No escribo porque no siento. No hago porque no puedo. No niego porque me guste. Sencillamente enredo entre las cosas que veo. Y últimamente sólo veo cómo revolotean los despojos… Y es que he llegado a una edad donde asisto a más entierros que a bodas. Mientras, recojo trozos de sentimientos que encuentro en el camino, pero al final no los escribo. Y no escribo porque no siento…

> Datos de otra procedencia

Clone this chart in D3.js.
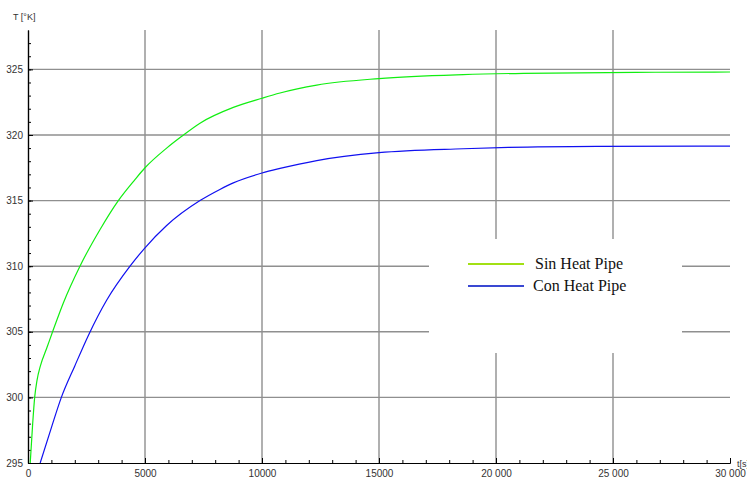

Vengo poco, lo sé. Me entretengo con las rutinas de la vida común, en ese lugar en el que vegetan las cosas tristes entremezcladas con otras que a veces no lo son tanto. Leo en el periódico que ayer falleció el señor que traía a mi estantería los libros de Pessoa. Angel Campos se llamaba. Y me entristezco, sin saber del todo por qué. Estoy enfrascado en la novela de Stieg Larsson, un sueco que falleció un día antes de ver cómo se publicaba su ópera prima: “Los hombres que no amaban a las mujeres”. Y estoy perdido en ella. Y me gusta, porque no sé a dónde me lleva. A veces es mejor no saber a dónde uno va. Y comoquiera que me satisface lo que hace, hoy he comprado su segunda obra: La chica que soñaba con una cerilla y un bidón de gasolina. Un título raro, sí. Lo sé. Me dicen, se cuenta, se rumorea que es mejor que la primera. Ya veremos.
La verdad es que no sé porque escribo todo esto… Bueno, sí… Es que hace muchos días que no tenía nada que decir y la casa virtual hay que alimentarla de vez en cuando para que tampoco se muera… de pena.